Re: d-i kernel sound drivers selection in kernel-wedge
Frans Pop, le Tue 31 Mar 2009 12:23:26 +0200, a écrit :
> On Tuesday 31 March 2009, Samuel Thibault wrote:
> > Why are we providing framebuffer drivers for a graphical installer?
> > That's insane too. As I reported earlier the added size to the initrd
> > for sound+speech synthesizer is 2MB.
>
> Which is an increase by 1/6!
To be compared with the increase brought by the graphical installer.
> The main issue for me is that it makes a switch to using G-I as default
> less possible as it increases the memory usage for the "not enough memory
> to run the graphical installer, but can fall back to the newt frontend"
> use case.
Ok, I see that point.
> > > I also wonder for what languages this proposed change will add speech
> > > synthesis support.
> >
> > af, bs, ca, cs, cy, de, el, en, eo, es, es-la, fi, fr, fr-be, grc, hbs,
> > hi, hr, hu, hy, hy-west, id, is, it, jbo, ku, la, lv, mk, nl, no, pl,
> > pt, pt-pt, ro, ru, sk, sq, sr, sv, sw, ta, tr, vi, zh, zhy, zh-yue.
> >
> > At a quite low cost because the espeak synthesizer is not based on
> > samples, and the quality is not so bad.
>
> That's quite good coverage. I do miss Japanese and Korean though.
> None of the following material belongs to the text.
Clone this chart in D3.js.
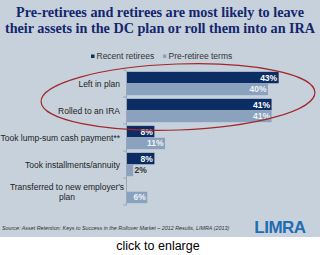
<!DOCTYPE html>
<html>
<head>
<meta charset="utf-8">
<script src="https://cdn.jsdelivr.net/npm/d3@7"></script>
<style>
  body { margin: 0; background: #fff; }
  svg { display: block; }
</style>
</head>
<body>
<svg id="chart" width="320" height="255"></svg>
<script>
// data
const categories = ["Left in plan", "Rolled to an IRA", "Took lump-sum cash payment**",
  "Took installments/annuity", "Transferred to new employer's plan"];
const seriesNames = ["Recent retirees", "Pre-retiree terms"];
const recentRetirees = [43, 41, 8, 8, null];
const preRetireeTerms = [40, 41, 11, 2, 6];
const titleLines = ["Pre-retirees and retirees are most likely to leave",
  "their assets in the DC plan or roll them into an IRA"];
const sourceText = "Source: Asset Retention: Keys to Success in the Rollover Market \u2013 2012 Results, LIMRA (2013)";

const colors = { recent: "#0c2d63", pre: "#8aa2bd", bg: "#c6d1dc", title: "#14266e" };

const svg = d3.select("#chart");

// panel background
svg.append("rect").attr("x", 0).attr("y", 0).attr("width", 320).attr("height", 237)
  .attr("fill", colors.bg);

// title
svg.append("g").selectAll("text").data(titleLines).join("text")
  .attr("x", 160).attr("y", (d, i) => 17 + i * 16)
  .attr("text-anchor", "middle")
  .attr("font-family", "'Liberation Serif', 'Times New Roman', serif")
  .attr("font-weight", "bold").attr("font-size", 14.2)
  .attr("fill", colors.title)
  .text(d => d);

// scales
const x = d3.scaleLinear().domain([0, 50]).range([126, 303.5]);
const y = d3.scaleBand().domain(categories).range([70, 205]).paddingInner(0.1).paddingOuter(0.05);
const sub = d3.scaleBand().domain(seriesNames).range([0, y.bandwidth()]).padding(0.04);

// legend
const legend = svg.append("g").attr("font-family", "Arial, 'Liberation Sans', sans-serif")
  .attr("font-size", 8.5).attr("fill", "#333");
const legendX = [91, 163];
seriesNames.forEach((name, i) => {
  legend.append("rect").attr("x", legendX[i]).attr("y", 54.5).attr("width", 3.5).attr("height", 3.5)
    .attr("fill", i === 0 ? colors.recent : colors.pre);
  legend.append("text").attr("x", legendX[i] + 5.5).attr("y", 59).text(name);
});

// bars
const rows = categories.map((c, i) => ({ cat: c, values: [
  { s: seriesNames[0], v: recentRetirees[i] }, { s: seriesNames[1], v: preRetireeTerms[i] }] }));

const groups = svg.append("g").selectAll("g").data(rows).join("g")
  .attr("transform", d => `translate(0,${y(d.cat)})`);

groups.selectAll("rect").data(d => d.values.filter(v => v.v != null)).join("rect")
  .attr("x", x(0)).attr("y", d => sub(d.s))
  .attr("width", d => x(d.v) - x(0)).attr("height", sub.bandwidth())
  .attr("fill", d => d.s === seriesNames[0] ? colors.recent : colors.pre);

groups.selectAll("text").data(d => d.values.filter(v => v.v != null)).join("text")
  .attr("font-family", "Arial, 'Liberation Sans', sans-serif").attr("font-size", 8.5)
  .attr("font-weight", "bold")
  .attr("y", d => sub(d.s) + sub.bandwidth() / 2 + 3)
  .attr("x", d => x(d.v) - x(0) > 16 ? x(d.v) - 1.5 : x(d.v) + 1.5)
  .attr("text-anchor", d => x(d.v) - x(0) > 16 ? "end" : "start")
  .attr("fill", d => x(d.v) - x(0) > 16 ? (d.s === seriesNames[0] ? "#fff" : "#eef2f6") : "#333")
  .text(d => d.v + "%");

// axis line with category ticks
const axis = d3.axisLeft(y).tickSize(0).tickFormat("");
const axisG = svg.append("g").attr("transform", `translate(${x(0)},0)`).call(axis);
axisG.select(".domain").attr("stroke", "#9aa7b5").attr("stroke-width", 1);
const bounds = categories.map(c => y(c) - y.step() * y.paddingInner() / 2).concat([y.range()[1]]);
axisG.selectAll(".sep").data(bounds).join("line").attr("class", "sep")
  .attr("x1", -3).attr("x2", 0).attr("y1", d => d).attr("y2", d => d)
  .attr("stroke", "#9aa7b5");

// category labels
const labels = svg.append("g").attr("font-family", "Arial, 'Liberation Sans', sans-serif")
  .attr("font-size", 8.5).attr("fill", "#222");
categories.forEach((c, i) => {
  const cy = y(c) + y.bandwidth() / 2 + 3;
  if (c.startsWith("Transferred")) {
    const t = labels.append("text").attr("x", 67).attr("text-anchor", "middle");
    t.append("tspan").attr("x", 67).attr("y", cy - 5).text("Transferred to new employer's");
    t.append("tspan").attr("x", 67).attr("y", cy + 5).text("plan");
  } else {
    labels.append("text").attr("x", 120).attr("y", cy).attr("text-anchor", "end").text(c);
  }
});

// highlight ellipse around the top two categories
const ecy = (y(categories[0]) + y(categories[1]) + y.bandwidth()) / 2;
svg.append("ellipse")
  .attr("cx", 178).attr("cy", ecy)
  .attr("rx", 137).attr("ry", 33)
  .attr("transform", `rotate(-2,178,${ecy})`)
  .attr("fill", "none").attr("stroke", "#a3262a").attr("stroke-width", 1.2);

// source
svg.append("text").attr("x", 2).attr("y", 230)
  .attr("font-family", "Arial, 'Liberation Sans', sans-serif").attr("font-size", 5.36)
  .attr("font-style", "italic").attr("fill", "#333").text(sourceText);

// logo
svg.append("text").attr("x", 280).attr("y", 233).attr("text-anchor", "middle")
  .attr("font-family", "Arial, 'Liberation Sans', sans-serif").attr("font-weight", "bold")
  .attr("font-size", 17).attr("fill", "#1f6db3").attr("letter-spacing", -0.5).text("LIMRA");

// caption below panel
svg.append("text").attr("x", 158).attr("y", 250).attr("text-anchor", "middle")
  .attr("font-family", "Arial, 'Liberation Sans', sans-serif").attr("font-size", 12.5)
  .attr("fill", "#000").text("click to enlarge");
</script>
</body>
</html>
Ah indeed, I'm not aware of a speech synthesizer for them, though.
Does anybody on debian-accessibility know? I guess the reason is that
automatic reading of kanjis is very difficult, but since it is done for
chinese it should be doable for jp & ko.
> > I'm ok with separate accessibility images, but not with separate
> > accessibility CDs, because that's creating a ghetto.
>
> I would be against having an additional 14MB initrd on the regular CD
> images.
That wouldn't be 14MB as we do not even support reading the graphical
installer. That'd still be ~8MB yes.
> However, having a 2MB _incremental_ initrd that is chainloaded only if a
> specific boot option is selected would be acceptable, especially if other
> accessibility additions were moved there as well.
That would be an option indeed.
> Question is how syslinux supports it.
At worse I'd take the time to implement it.